Midmorning, when at last Dr. Rathburn stopped by to check on him, Bryce rattled off a list of complaints about the hospital. He expected Doc Rathburn to poke fun at him for his grumpiness, because that was the physician’s style. But Bryce also anticipated that Doc would have the sheets changed, ice in the carafe, medications provided, dirty dishes removed, and a good paperback delivered in mere minutes, because he was efficient and he got things done.
Instead, Doc listened to the complaints with what seemed to be impatience, and he said only that a number of the staff were out sick with an early flu, everyone was overworked, and that he would do what he could to make things right. To Bryce Walker, the physician sounded indifferent, and his promise of action seemed not only weak but also… insincere.
When Doc Rathburn referred again to the further evaluation he had mentioned the previous evening, he said the tests would have to be rescheduled to late afternoon because of the toll flu had taken on the staff. When asked what tests were needed, Doc spoke of “standard diagnostic procedures,” checked his watch, pleaded a tight schedule, asked for patience, and left the room.
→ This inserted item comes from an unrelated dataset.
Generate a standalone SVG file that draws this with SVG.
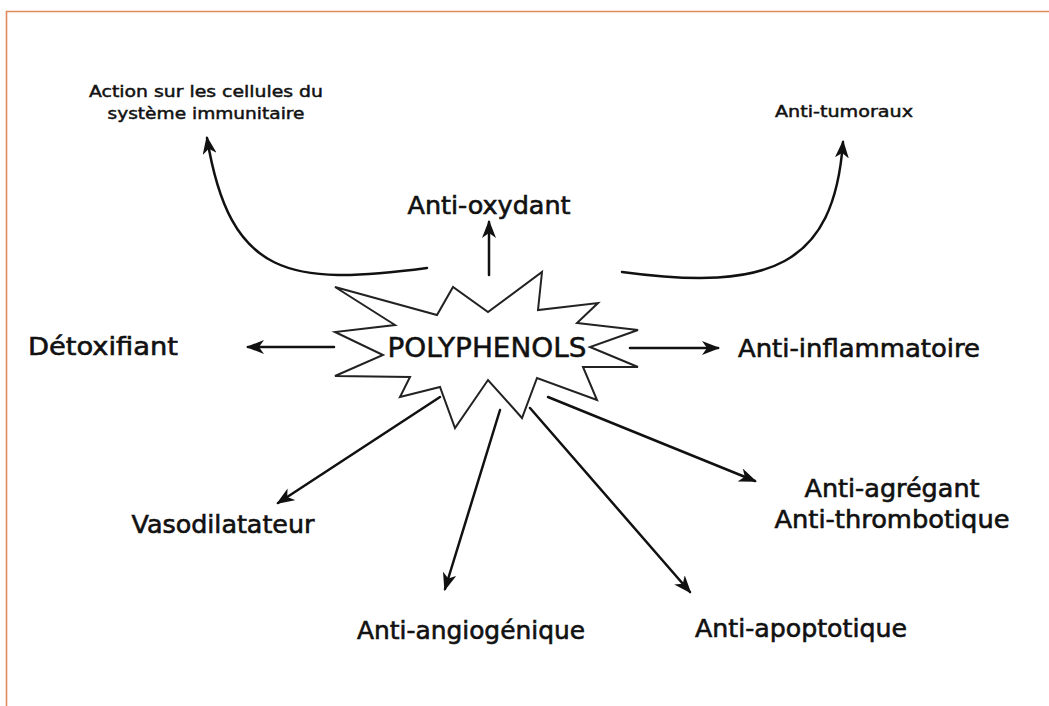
<svg xmlns="http://www.w3.org/2000/svg" width="1049" height="706" viewBox="0 0 1049 706">
<style>
.lbl{font-family:"DejaVu Sans",sans-serif;fill:#111;text-anchor:middle;stroke:#111}
.big{font-size:24px;stroke-width:0.6}
.small{font-size:15px;stroke-width:0.45}
.conn{fill:none;stroke:#111;stroke-width:2.5;stroke-linecap:round;marker-end:url(#ah)}
.burst{fill:#fff;stroke:#222;stroke-width:2;stroke-linejoin:miter}
</style>
<defs>
<marker id="ah" viewBox="0 0 18 14" refX="16" refY="7" markerWidth="18" markerHeight="14" markerUnits="userSpaceOnUse" orient="auto">
<path d="M0,0 L18,7 L0,14 L5,7 z" fill="#111"/>
</marker>
</defs>
<rect width="1049" height="706" fill="#fff"/>
<path d="M6.5,706 L6.5,11.5 L1049,11.5" fill="none" stroke="#E08A5C" stroke-width="1.6"/>

<g id="connectors">
<path class="conn" d="M427,268 C290,286 230,278 207,138"/>
<path class="conn" d="M622,272 C770,292 834,266 843,142"/>
<path class="conn" d="M489,275 L489,222"/>
<path class="conn" d="M334,347 L248,347"/>
<path class="conn" d="M630,348 L718,348"/>
<path class="conn" d="M440,397 L278,503"/>
<path class="conn" d="M500,410 L445,589"/>
<path class="conn" d="M530,408 L690,592"/>
<path class="conn" d="M548,397 L755,481"/>
</g>

<g id="node-polyphenols">
<polygon class="burst" points="335,287 437,315 453,287 488,312 542,272 538,310 598,303 577,323 638,330 590,347 638,367 583,367 597,400 537,378 522,418 488,380 455,428 440,387 400,397 410,377 335,376 383,355 335,332 395,325"/>
<text class="lbl" x="487" y="357" font-size="26" stroke-width="0.5" textLength="199" lengthAdjust="spacingAndGlyphs">POLYPHENOLS</text>
</g>

<g id="node-immunitaire">
<text class="lbl small" x="206" y="97" textLength="234" lengthAdjust="spacingAndGlyphs">Action sur les cellules du</text>
<text class="lbl small" x="206" y="119" textLength="197" lengthAdjust="spacingAndGlyphs">système immunitaire</text>
</g>
<g id="node-tumoraux">
<text class="lbl small" x="844" y="117" textLength="138" lengthAdjust="spacingAndGlyphs">Anti-tumoraux</text>
</g>
<g id="node-oxydant">
<text class="lbl big" x="489" y="214" textLength="163" lengthAdjust="spacingAndGlyphs">Anti-oxydant</text>
</g>
<g id="node-detoxifiant">
<text class="lbl big" x="103" y="355" textLength="150" lengthAdjust="spacingAndGlyphs">Détoxifiant</text>
</g>
<g id="node-inflammatoire">
<text class="lbl big" x="859" y="357" textLength="242" lengthAdjust="spacingAndGlyphs">Anti-inflammatoire</text>
</g>
<g id="node-vasodilatateur">
<text class="lbl big" x="223" y="533" textLength="183" lengthAdjust="spacingAndGlyphs">Vasodilatateur</text>
</g>
<g id="node-angiogenique">
<text class="lbl big" x="471" y="639" textLength="228" lengthAdjust="spacingAndGlyphs">Anti-angiogénique</text>
</g>
<g id="node-apoptotique">
<text class="lbl big" x="801" y="637" textLength="212" lengthAdjust="spacingAndGlyphs">Anti-apoptotique</text>
</g>
<g id="node-agregant">
<text class="lbl big" x="892" y="497" textLength="175" lengthAdjust="spacingAndGlyphs">Anti-agrégant</text>
<text class="lbl big" x="892" y="528" textLength="235" lengthAdjust="spacingAndGlyphs">Anti-thrombotique</text>
</g>
</svg>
He exhibited none of his trademark sense of humor. Usually he explained the reasons a test was needed and gave specific details of the procedure, but this time he was vague and almost… evasive. His singular bedside manner, which so comforted his patients, was nothing like it had been before. If the physician had not been brusque, he had been at least uncharacteristically abrupt. Although it made Bryce Walker uneasy to think such a thing of Joel Rathburn, the man had almost seemed to regard his patient with barely concealed contempt.